Assim, ágil e espertamente inteligente ele me jogou uma "rosa verde":

-Ô dona pelo amor de Deus tô com muita fome preciso de oito reais para comprar meu marmitex se a senhora que é "pessoa do bem e não olha a quem que tem bom coração para com os meus pés no chão" me arrumar o dinheiro eu juro que venho mostrar a comida aqui para senhora e vou comer ela todinha juntinho de ti porque to mentindo não é fome como é a fome sua dona é igual mesmo minha barriga tá até roncando pode ouvir olha aqui pelo amor de Deus me ajuda...

Obviamente que, por ele já me ter cativado, imediatamente me perguntei que tipo de gente seria eu se não me tornasse responsável por ele e pela fome dele.

Afinal, era só uma criança de oito anos que já se dizia na escola pedindo comida de maneira poeticamente inusitada, não se tratava de esmola, a tão repudiada por todos aqueles que comem três vezes por dia.

Ademais, num país rico, sem pobreza, em que a fome tem que ser zero por qualquer custo ou caminho não seria eu a não dar minha contribuição ainda que fosse ali na praia. Mesmo assim argumentei:

-Olha lá hein, será que você não está me enganando, será? É para o marmitex mesmo?

É sim dona eu juro pra dona que é logo ali que eu compro "sempre" olha lá eu vou num pé... compro e volto no outro aqui com a comida.

Abri a carteira e ele rapidamente percebeu que eu só tinha dez e foi super rápido na solução dum problema que me pareceu bem costumeiro.

-Eu volto com o seu troco dona pode confiar.

Olhei bem para o "meu pequeno príncipe" e lhe falei assim:

-Olha bem aqui para meus olhos, vou confiar em você, ok? Fico aqui esperando você voltar com a comida e com o meu troco.

Assim ele se foi pela areia, bem devagar para quem estava com tanta fome e sob a minha certeza que não voltaria nunca mais, todavia, cinco minutos depois ele voltou com os dez reais na mão.

Surpreendentemente o pequeno príncipe era muito mais esperto em criar estórias do que imaginaria minha vã literatura de vida:

-Dona o marmitex acabou de acabar a senhora que sabe pode ficar com o seu dinheiro mas se deixar ele comigo eu arranjo mais uns troco e logo ali no supermercado compro para a minha mãe dois quilos de feijão mais dois de arroz mais dois de batata e dois de jabá.

Mais uma vez me auto castiguei já que aprendi que " para enxergar claro, basta mudar a direção do olhar".

Afinal, que tipo de brasileira seria eu que, ali a esperar pelo meu peixe grelhado recém chegado do mar, ousasse pegar de volta dez reais duma criança de oito anos com fome de tudo e sem marmitex, ainda mais decidida a fazer o supermercado para sua mãe em plena "inflação de vida " que em poucos minutos de tempo vivido já lhe consumira seu destino para sempre?
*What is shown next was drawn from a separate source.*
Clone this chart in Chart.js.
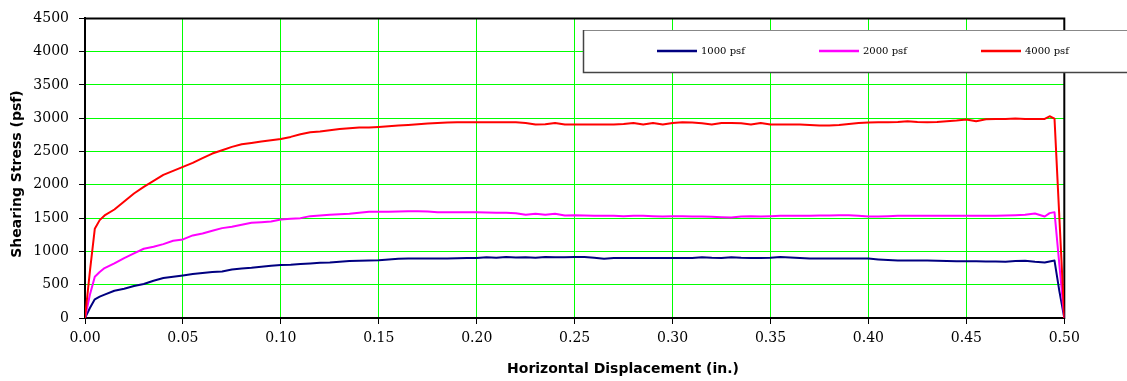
<!DOCTYPE html>
<html>
<head>
<meta charset="utf-8">
<script src="https://cdn.jsdelivr.net/npm/chart.js@4/dist/chart.umd.min.js"></script>
<style>
  html, body { margin: 0; padding: 0; background: #fff; }
  #wrap { width: 1127px; height: 381px; position: relative; }
</style>
</head>
<body>
<div id="wrap"><canvas id="c" width="1127" height="381"></canvas></div>
<script>
// Horizontal displacement (in.)
const displacement = [
  0, 0.0025, 0.005, 0.0075, 0.01, 0.015, 0.02, 0.025, 0.03, 0.035,
  0.04, 0.045, 0.05, 0.055, 0.06, 0.065, 0.07, 0.075, 0.08, 0.085,
  0.09, 0.095, 0.10, 0.105, 0.11, 0.115, 0.12, 0.125, 0.13, 0.135,
  0.14, 0.145, 0.15, 0.155, 0.16, 0.165, 0.17, 0.175, 0.18, 0.185,
  0.19, 0.195, 0.20, 0.205, 0.21, 0.215, 0.22, 0.225, 0.23, 0.235,
  0.24, 0.245, 0.25, 0.255, 0.26, 0.265, 0.27, 0.275, 0.28, 0.285,
  0.29, 0.295, 0.30, 0.305, 0.31, 0.315, 0.32, 0.325, 0.33, 0.335,
  0.34, 0.345, 0.35, 0.355, 0.36, 0.365, 0.37, 0.375, 0.38, 0.385,
  0.39, 0.395, 0.40, 0.405, 0.41, 0.415, 0.42, 0.425, 0.43, 0.435,
  0.44, 0.445, 0.45, 0.455, 0.46, 0.465, 0.47, 0.475, 0.48, 0.485,
  0.49, 0.4925, 0.495, 0.4975, 0.5
];

// Shearing stress (psf) for each normal stress
const stress1000 = [
  0, 150, 280, 320, 350, 410, 440, 480, 510, 560,
  600, 620, 640, 660, 675, 690, 700, 730, 745, 755,
  770, 785, 795, 800, 810, 820, 830, 835, 845, 855,
  860, 865, 868, 880, 890, 893, 893, 893, 893, 895,
  898, 900, 902, 912, 905, 917, 910, 912, 905, 917,
  912, 912, 917, 917, 905, 890, 900, 902, 902, 902,
  902, 902, 902, 902, 902, 912, 905, 902, 912, 905,
  902, 902, 905, 917, 910, 900, 893, 893, 893, 893,
  893, 893, 893, 880, 870, 863, 863, 863, 863, 860,
  855, 853, 853, 853, 850, 850, 845, 855, 860, 845,
  835, 850, 862, 400, 0
];
const stress2000 = [
  0, 350, 620, 690, 750, 820, 900, 970, 1040, 1070,
  1110, 1160, 1180, 1240, 1270, 1310, 1350, 1370, 1400, 1430,
  1440, 1450, 1480, 1490, 1500, 1530, 1540, 1550, 1560, 1565,
  1580, 1595, 1595, 1595, 1600, 1605, 1605, 1600, 1590, 1590,
  1590, 1590, 1590, 1585, 1580, 1580, 1575, 1550, 1565, 1550,
  1565, 1540, 1545, 1540, 1535, 1535, 1535, 1530, 1535, 1535,
  1530, 1525, 1530, 1530, 1525, 1525, 1520, 1515, 1510, 1525,
  1530, 1525, 1530, 1535, 1535, 1535, 1535, 1540, 1540, 1545,
  1545, 1535, 1525, 1525, 1530, 1535, 1535, 1535, 1535, 1535,
  1535, 1535, 1535, 1535, 1535, 1535, 1540, 1545, 1550, 1570,
  1525, 1575, 1590, null, 0
];
const stress4000 = [
  0, 700, 1340, 1470, 1540, 1630, 1750, 1870, 1970, 2060,
  2150, 2210, 2270, 2330, 2400, 2470, 2520, 2570, 2610, 2630,
  2650, 2670, 2690, 2720, 2760, 2790, 2800, 2820, 2840, 2850,
  2860, 2860, 2870, 2880, 2890, 2900, 2910, 2920, 2930, 2935,
  2940, 2940, 2940, 2940, 2940, 2940, 2940, 2930, 2905, 2910,
  2930, 2905, 2905, 2905, 2905, 2905, 2905, 2915, 2930, 2905,
  2930, 2905, 2930, 2940, 2935, 2925, 2905, 2930, 2930, 2925,
  2905, 2930, 2905, 2905, 2905, 2905, 2900, 2890, 2890, 2900,
  2915, 2930, 2935, 2940, 2940, 2945, 2955, 2945, 2940, 2945,
  2955, 2965, 2980, 2955, 2985, 2990, 2990, 2995, 2990, 2990,
  2990, 3030, 2995, null, 0
];

const seriesLabels = ['1000 psf', '2000 psf', '4000 psf'];
const seriesColors = ['#000080', '#FF00FF', '#FF0000'];
const seriesValues = [stress1000, stress2000, stress4000];
const yTicks = [0, 500, 1000, 1500, 2000, 2500, 3000, 3500, 4000, 4500];
const xTicks = [0, 0.05, 0.10, 0.15, 0.20, 0.25, 0.30, 0.35, 0.40, 0.45, 0.50];
const xTitle = 'Horizontal Displacement (in.)';
const yTitle = 'Shearing Stress (psf)';

function toPoints(ys) {
  const pts = [];
  ys.forEach((v, i) => { if (v !== null) pts.push({ x: displacement[i], y: v }); });
  return pts;
}

const framePlugin = {
  id: 'frame',
  beforeDatasetsDraw(chart) {
    const { ctx, chartArea: a } = chart;
    ctx.save();
    ctx.strokeStyle = '#000';
    ctx.lineWidth = 2;
    ctx.beginPath();
    ctx.moveTo(a.left - 1, a.top);
    ctx.lineTo(a.right, a.top);
    ctx.lineTo(a.right, a.bottom + 1);
    ctx.stroke();
    ctx.restore();
  }
};

const axisTitles = {
  id: 'axisTitles',
  afterDraw(chart) {
    const { ctx } = chart;
    ctx.save();
    ctx.fillStyle = '#000';
    ctx.font = 'bold 14px "DejaVu Sans"';
    ctx.textAlign = 'center';
    ctx.textBaseline = 'middle';
    ctx.fillText(xTitle, 623, 369);
    ctx.translate(17, 174);
    ctx.rotate(-Math.PI / 2);
    ctx.fillText(yTitle, 0, 0);
    ctx.restore();
  }
};

const boxLegend = {
  id: 'boxLegend',
  afterDraw(chart) {
    const { ctx } = chart;
    ctx.save();
    const bx = 583, by = 30, bw = 600, bh = 42;
    ctx.fillStyle = '#fff';
    ctx.fillRect(bx, by, bw, bh);
    ctx.strokeStyle = '#888';
    ctx.lineWidth = 1;
    ctx.strokeRect(bx + 0.5, by + 0.5, bw, bh);
    ctx.strokeStyle = '#444';
    ctx.lineWidth = 1.5;
    ctx.beginPath();
    ctx.moveTo(bx + 0.5, by);
    ctx.lineTo(bx + 0.5, by + bh + 0.5);
    ctx.lineTo(bx + bw, by + bh + 0.5);
    ctx.stroke();
    ctx.font = '10px "DejaVu Serif"';
    ctx.textBaseline = 'middle';
    ctx.textAlign = 'left';
    chart.data.datasets.forEach((ds, i) => {
      const lx = 657 + i * 162;
      const ly = 51;
      ctx.strokeStyle = ds.borderColor;
      ctx.lineWidth = 2.5;
      ctx.beginPath();
      ctx.moveTo(lx, ly);
      ctx.lineTo(lx + 40, ly);
      ctx.stroke();
      ctx.fillStyle = '#000';
      ctx.fillText(ds.label, lx + 44, ly + 0.5);
    });
    ctx.restore();
  }
};

new Chart(document.getElementById('c'), {
  type: 'line',
  data: {
    datasets: seriesLabels.map((lab, i) => ({
      label: lab,
      data: toPoints(seriesValues[i]),
      borderColor: seriesColors[i],
      backgroundColor: seriesColors[i],
      borderWidth: 2,
      pointRadius: 0,
      tension: 0,
      fill: false,
      spanGaps: true,
      borderJoinStyle: 'round',
      order: 3 - i
    }))
  },
  options: {
    responsive: false,
    animation: false,
    devicePixelRatio: 1,
    layout: { padding: { left: 0, right: 62.7, top: 14, bottom: 0 } },
    plugins: { legend: { display: false }, tooltip: { enabled: false } },
    scales: {
      x: {
        type: 'linear',
        min: 0, max: 0.5,
        afterBuildTicks(scale) { scale.ticks = xTicks.map(v => ({ value: v })); },
        afterFit(scale) { scale.height = 63; },
        ticks: {
          color: '#000',
          font: { family: '"DejaVu Serif"', size: 14 },
          padding: 6,
          maxRotation: 0,
          callback: v => Number(v).toFixed(2)
        },
        grid: { color: '#00FF00', lineWidth: 1, tickColor: '#000', tickLength: 6, tickWidth: 1 },
        border: { color: '#000', width: 2 },
        title: { display: false, text: xTitle }
      },
      y: {
        min: 0, max: 4500,
        afterBuildTicks(scale) { scale.ticks = yTicks.map(v => ({ value: v })); },
        afterFit(scale) { scale.width = 85; },
        ticks: {
          color: '#000',
          font: { family: '"DejaVu Serif"', size: 14 },
          padding: 10,
          callback: v => String(v)
        },
        grid: { color: '#00FF00', lineWidth: 1, tickColor: '#000', tickLength: 6, tickWidth: 1 },
        border: { color: '#000', width: 2 },
        title: { display: false, text: yTitle }
      }
    }
  },
  plugins: [framePlugin, axisTitles, boxLegend]
});
</script>
</body>
</html>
Ali percebi que a inflação sobre aquelas moedas era a que menos importava numa cena de infância mais que explorada e negligenciada.

Se ele me enganaria ou não já não seria o mérito àquele triste desfecho de mais um capítulo inaudiente que em nada mudaria seu epílogo social...nem ao meu.
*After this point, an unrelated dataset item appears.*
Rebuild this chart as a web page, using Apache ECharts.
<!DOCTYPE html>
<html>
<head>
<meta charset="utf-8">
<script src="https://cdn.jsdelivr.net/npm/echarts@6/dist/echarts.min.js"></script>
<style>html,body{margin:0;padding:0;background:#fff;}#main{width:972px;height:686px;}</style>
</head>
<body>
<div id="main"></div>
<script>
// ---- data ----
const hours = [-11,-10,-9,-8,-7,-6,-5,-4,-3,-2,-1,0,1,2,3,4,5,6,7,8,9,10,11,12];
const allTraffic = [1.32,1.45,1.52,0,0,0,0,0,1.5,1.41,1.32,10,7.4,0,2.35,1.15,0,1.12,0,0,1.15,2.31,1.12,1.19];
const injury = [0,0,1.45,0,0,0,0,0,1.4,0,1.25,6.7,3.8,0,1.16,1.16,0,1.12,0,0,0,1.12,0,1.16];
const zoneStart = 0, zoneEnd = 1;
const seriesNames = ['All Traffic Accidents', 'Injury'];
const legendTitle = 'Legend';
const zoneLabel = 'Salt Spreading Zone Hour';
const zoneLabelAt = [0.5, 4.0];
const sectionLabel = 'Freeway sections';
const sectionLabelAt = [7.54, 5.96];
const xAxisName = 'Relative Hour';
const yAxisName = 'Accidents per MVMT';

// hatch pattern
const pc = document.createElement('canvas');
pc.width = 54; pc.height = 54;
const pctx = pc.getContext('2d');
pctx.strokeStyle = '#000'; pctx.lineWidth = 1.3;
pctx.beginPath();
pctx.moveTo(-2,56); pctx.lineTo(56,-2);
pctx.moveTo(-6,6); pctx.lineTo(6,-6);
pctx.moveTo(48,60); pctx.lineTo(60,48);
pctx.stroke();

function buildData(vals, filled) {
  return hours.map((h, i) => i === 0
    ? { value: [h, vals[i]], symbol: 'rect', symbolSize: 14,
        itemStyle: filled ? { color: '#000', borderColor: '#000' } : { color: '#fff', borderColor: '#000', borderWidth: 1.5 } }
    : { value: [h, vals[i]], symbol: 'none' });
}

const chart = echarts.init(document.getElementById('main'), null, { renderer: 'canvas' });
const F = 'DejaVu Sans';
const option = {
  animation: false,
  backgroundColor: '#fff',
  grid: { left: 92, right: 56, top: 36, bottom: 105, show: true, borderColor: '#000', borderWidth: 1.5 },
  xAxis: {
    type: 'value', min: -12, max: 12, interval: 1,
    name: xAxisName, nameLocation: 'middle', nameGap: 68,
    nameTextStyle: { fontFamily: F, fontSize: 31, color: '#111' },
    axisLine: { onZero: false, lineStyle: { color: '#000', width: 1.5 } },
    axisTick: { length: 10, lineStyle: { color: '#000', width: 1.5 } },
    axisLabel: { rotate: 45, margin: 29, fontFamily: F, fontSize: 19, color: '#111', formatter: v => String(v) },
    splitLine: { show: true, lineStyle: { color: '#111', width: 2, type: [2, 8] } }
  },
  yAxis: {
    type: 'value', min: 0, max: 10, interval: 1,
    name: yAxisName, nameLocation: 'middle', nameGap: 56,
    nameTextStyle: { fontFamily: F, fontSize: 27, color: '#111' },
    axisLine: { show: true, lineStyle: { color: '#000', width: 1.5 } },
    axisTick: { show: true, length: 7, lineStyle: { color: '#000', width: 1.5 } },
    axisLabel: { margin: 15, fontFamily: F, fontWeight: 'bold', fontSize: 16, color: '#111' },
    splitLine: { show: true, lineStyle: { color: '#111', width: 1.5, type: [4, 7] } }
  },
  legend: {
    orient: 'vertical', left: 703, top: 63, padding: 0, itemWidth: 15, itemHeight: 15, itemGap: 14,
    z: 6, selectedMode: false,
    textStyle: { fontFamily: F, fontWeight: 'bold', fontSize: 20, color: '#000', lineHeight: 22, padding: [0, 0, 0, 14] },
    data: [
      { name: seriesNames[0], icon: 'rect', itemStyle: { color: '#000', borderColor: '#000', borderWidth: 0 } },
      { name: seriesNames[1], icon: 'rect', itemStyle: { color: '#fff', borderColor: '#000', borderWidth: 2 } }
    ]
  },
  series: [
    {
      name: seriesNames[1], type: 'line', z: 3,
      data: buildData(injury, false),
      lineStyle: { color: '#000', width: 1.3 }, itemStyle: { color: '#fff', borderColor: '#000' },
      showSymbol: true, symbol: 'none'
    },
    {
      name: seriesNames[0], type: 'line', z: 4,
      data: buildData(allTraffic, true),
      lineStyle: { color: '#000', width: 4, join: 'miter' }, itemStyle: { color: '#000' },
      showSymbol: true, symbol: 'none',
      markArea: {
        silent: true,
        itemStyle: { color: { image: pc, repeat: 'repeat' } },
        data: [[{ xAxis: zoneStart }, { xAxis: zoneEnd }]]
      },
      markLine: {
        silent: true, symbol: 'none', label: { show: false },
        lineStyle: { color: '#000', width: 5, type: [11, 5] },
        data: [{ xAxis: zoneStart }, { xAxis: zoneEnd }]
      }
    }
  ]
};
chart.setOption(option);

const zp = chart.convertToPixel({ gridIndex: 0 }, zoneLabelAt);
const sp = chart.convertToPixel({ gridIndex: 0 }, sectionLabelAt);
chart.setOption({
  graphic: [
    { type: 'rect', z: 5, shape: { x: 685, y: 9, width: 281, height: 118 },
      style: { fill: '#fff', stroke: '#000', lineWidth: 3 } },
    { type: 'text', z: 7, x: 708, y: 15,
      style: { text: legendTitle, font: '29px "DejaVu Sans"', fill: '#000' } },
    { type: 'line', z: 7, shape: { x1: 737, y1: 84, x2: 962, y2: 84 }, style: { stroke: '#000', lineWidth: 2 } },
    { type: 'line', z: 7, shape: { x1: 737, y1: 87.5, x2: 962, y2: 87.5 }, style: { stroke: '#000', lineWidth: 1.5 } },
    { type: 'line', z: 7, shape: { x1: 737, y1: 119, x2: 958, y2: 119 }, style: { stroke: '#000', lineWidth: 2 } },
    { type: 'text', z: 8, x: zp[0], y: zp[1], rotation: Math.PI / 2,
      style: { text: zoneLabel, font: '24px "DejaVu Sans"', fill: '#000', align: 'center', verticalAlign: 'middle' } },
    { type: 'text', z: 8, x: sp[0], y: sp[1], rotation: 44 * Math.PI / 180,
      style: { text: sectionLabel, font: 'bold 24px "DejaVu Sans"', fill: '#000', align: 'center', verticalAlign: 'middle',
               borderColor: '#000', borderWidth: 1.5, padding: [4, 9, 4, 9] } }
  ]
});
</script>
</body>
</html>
Numa quase oração de intenção por aquele meu pequeno príncipe da praia eu lhe doei minhas "rosas" a lhe desejar boa sorte nos próximos capítulos do seu jardim de areia.

Quem sabe "o tempo dedicado àquelas flores o faria uma rosa mais importante... dali adiante", pensei.

-Brigadú dona!-ele me exclamou com os olhos brilhantes, cheio de contentamento.

Foi ali, relendo mais uma vez a obra de Antoine Saint Exupéry, ao vivo e em desbotadas cores pelas praias dum país tropical, que entendi o quanto somos todos precocemente responsáveis pelos nossos tantos pequenos príncipes das atuais páginas do nosso cenário Brasil.

Porque Saint Exupéry também sentiu e escreveu que:

"O amor não consiste em olhar um para o outro, mas sim em olhar juntos para a mesma direção, na tentativa de enxergar que, de fato, o essencial que é invísivel aos olhos... só se enxerga com o olhar do coração."